As much as it can boast of its chequered present, Delhi has an equally if not better past. The ancient history of Delhi manifested in the landmarks and memorials still stands testimony to the present history. The times when the epic Mahabharata was written refers to Delhi as Indraprastha and was supposed to have been founded by the Pandavas in as early as 1450 B.C. whose remains have been excavated within the ramparts of the Old Fort (Purana Qila) .
The Gupta and the Maurya dynasties, around 320 A.D. when India was known as the Golden Bird, were mesmerised by the elegant vistas of Delhi and made their presence felt for a long time while ruling from Indraprastha. This was followed by the Muslim Kings in the latter half of the 12th century and then by the slave Kings and the Khaljis who ruled for over a century and built a new capital Siri, in 1302 A.D. where today stands the imposing Siri Fort area and the Asian Games Village. After the Khaljis came the Tughlaks in the early 15th century who gave an additional impetus to the building activity in Indraprastha with the shaping of the Tughlakabad Fort built by Ghyias-ud-din Tughlak. This was not the end of the new revival initiated by the Tughlaks and was followed by the setting up of the cities of Jahanpanah( asylum of the world) and Firozabad (Kotla Ferozeshah) by the successors of Ghyias-ud-din.
The first Mughal conqueror and emperor , Babar, had a liking for Agra where he set up his capital, although his son, Humayun, returned to Delhi and built the Purana Qila as his fort and seat of governance. Then came the Suri dynasty wherein Sher Shah Suri opted yet again for Dilli as the capital which he built in 1542 A.D. And it had its epicentre as the very same Purana Qila. For the first time then the capital got its name Dilli, though some historians say that the brain behind giving this name was Raja Dillu who was supposed to have ruled in this area as far back as 100 B.C. Although the next Mughal emperor, Akbar, preferred to shift to Agra and Fathepur Sikri, his son, derived an affable penchant for Delhi and began work on building the historic Red Fort (Lal Qila) in 1638 A.D. Much before all this during the 11th century A.D., a Hindu King, Anangpal is said to have built the first city, Lal Kot and much after the Lodi dynasty was said to have been credited with the setting up of the sixth of the seven cities in the form of the Lodi tombs.

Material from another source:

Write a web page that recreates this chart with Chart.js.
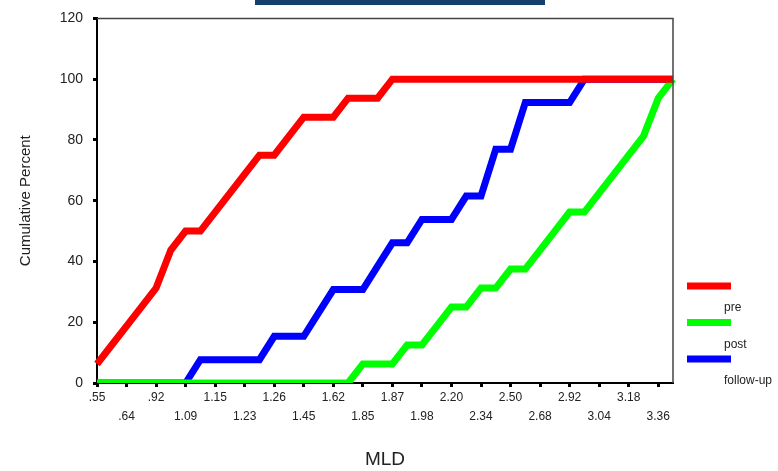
<!DOCTYPE html>
<html lang="en">
<head>
<meta charset="UTF-8">
<title>MLD cumulative percent</title>
<script src="https://cdn.jsdelivr.net/npm/chart.js"></script>
<style>
  body { margin: 0; background: #fff; }
  .wrap { position: relative; width: 778px; height: 471px; }
  .topbar { position: absolute; left: 255px; top: 0; width: 290px; height: 5px; background: #123f6b; }
  canvas { position: absolute; left: 0; top: 0; }
</style>
</head>
<body>
<div class="wrap">
  <canvas id="cumChart" width="778" height="471"></canvas>
  <div class="topbar"></div>
</div>
<script>
// labelled MLD values (the axis shows every other category)
const tickLabels = ['.55', '.64', '.92', '1.09', '1.15', '1.23', '1.26', '1.45', '1.62', '1.85',
                    '1.87', '1.98', '2.20', '2.34', '2.50', '2.68', '2.92', '3.04', '3.18', '3.36'];
const categories = tickLabels.flatMap(l => [l, '']);

// cumulative percent per category
const pre = [6.25, 12.5, 18.75, 25, 31.25, 43.75, 50, 50, 56.25, 62.5,
             68.75, 75, 75, 81.25, 87.5, 87.5, 87.5, 93.75, 93.75, 93.75,
             100, 100, 100, 100, 100, 100, 100, 100, 100, 100,
             100, 100, 100, 100, 100, 100, 100, 100, 100, 100];
const post = [0, 0, 0, 0, 0, 0, 0, 0, 0, 0,
              0, 0, 0, 0, 0, 0, 0, 0, 6.25, 6.25,
              6.25, 12.5, 12.5, 18.75, 25, 25, 31.25, 31.25, 37.5, 37.5,
              43.75, 50, 56.25, 56.25, 62.5, 68.75, 75, 81.25, 93.75, 100];
const followUp = [0, 0, 0, 0, 0, 0, 0, 7.69, 7.69, 7.69,
                  7.69, 7.69, 15.38, 15.38, 15.38, 23.08, 30.77, 30.77, 30.77, 38.46,
                  46.15, 46.15, 53.85, 53.85, 53.85, 61.54, 61.54, 76.92, 76.92, 92.31,
                  92.31, 92.31, 92.31, 100, 100, 100, 100, 100, 100, 100];

Chart.defaults.font.family = "'Liberation Sans', Arial, sans-serif";
Chart.defaults.color = '#222';

// box round the plot (top and right sides)
const framePlugin = {
  id: 'frame',
  afterDraw(chart) {
    const { ctx, chartArea: a } = chart;
    ctx.save();
    ctx.strokeStyle = '#444';
    ctx.lineWidth = 1.5;
    ctx.beginPath();
    ctx.moveTo(a.left, a.top);
    ctx.lineTo(a.right, a.top);
    ctx.lineTo(a.right, a.bottom);
    ctx.stroke();
    ctx.restore();
  }
};

// legend: swatch, label below it to the right
const sideLegend = {
  id: 'sideLegend',
  afterDraw(chart) {
    const ctx = chart.ctx;
    ctx.save();
    ctx.font = "12px 'Liberation Sans', Arial";
    ctx.textBaseline = 'middle';
    ctx.textAlign = 'left';
    chart.data.datasets.forEach((ds, i) => {
      const y = 286 + i * 36.5;
      ctx.fillStyle = ds.borderColor;
      ctx.fillRect(687, y - 3.5, 44, 7);
      ctx.fillStyle = '#222';
      ctx.fillText(ds.label, 724, y + 22);
    });
    ctx.restore();
  }
};

const ctx = document.getElementById('cumChart').getContext('2d');
new Chart(ctx, {
  type: 'line',
  data: {
    labels: categories,
    datasets: [
      { label: 'pre', data: pre, borderColor: '#ff0000' },
      { label: 'post', data: post, borderColor: '#00ff00' },
      { label: 'follow-up', data: followUp, borderColor: '#0000ff' }
    ]
  },
  options: {
    responsive: false,
    animation: false,
    elements: {
      line: { borderWidth: 7, tension: 0 },
      point: { radius: 0 }
    },
    layout: { padding: { top: 16, right: 105, left: 0, bottom: 0 } },
    plugins: { legend: { display: false }, tooltip: { enabled: false } },
    scales: {
      x: {
        offset: false,
        grid: { drawOnChartArea: false, tickLength: 4, tickWidth: 3, tickColor: '#000' },
        border: { color: '#000', width: 2 },
        ticks: {
          autoSkip: false, maxRotation: 0, padding: 1,
          font: { size: 12, lineHeight: 1.6 },
          callback: (v, i) => {
            if (i % 2) return null;
            const j = i / 2;
            return j % 2 ? ['', tickLabels[j]] : [tickLabels[j], ''];
          }
        },
        title: { display: true, text: 'MLD', font: { size: 19 }, padding: 0 },
        afterFit: s => { s.height = 88; }
      },
      y: {
        min: 0, max: 120,
        grid: { drawOnChartArea: false, tickLength: 4, tickWidth: 3, tickColor: '#000' },
        border: { color: '#000', width: 2 },
        ticks: { stepSize: 20, padding: 10, font: { size: 14 } },
        title: { display: true, text: 'Cumulative Percent', font: { size: 15 }, padding: { top: 17 } },
        afterFit: s => { s.width = 97; }
      }
    }
  },
  plugins: [framePlugin, sideLegend]
});
</script>
</body>
</html>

The seven cities, each with a unique characteristic of its own were Lal Kot, Siri, Tughlakabad, the ruined fortress east of the imposing Qutab Minar. Tughlakabad was said to have become a ghost city 15 years after it was built following a supposed curse from the Sufi saint, Azam-ud-din. The other cities were Jahanpanah, Ferozeshah Kotla, Lodi Tombs and the Purana Qila.
In 1911, the British asked Lutyens to give a new meaning to city development which is reflected in the architectural designs and sophistication that buildings in New Delhi like Parliament House, Rashtrapati Bhavan, India Gate, Connaught Place and various administrative buildings like the South and North blocks along the breathtaking view available from Raj Path.
Modern Delhi has something for everyone and that is amply reflected in the cosmopolitan culture that nurtures festivals of all faiths and religions, places of worship. You can take a stroll at your own leisurely pace, or a jog or a run and move faster than the common man. This is also reflected in the market places, the dhabas and restaurants or the gorgeous five-star hotels. Theatre, drama and entertainment of all sorts including the best of discotheques are all there. Delhi is one city from where you can branch off to any corner of the country either by a well-connected system of railways or by road and air. The rest is for you to explore.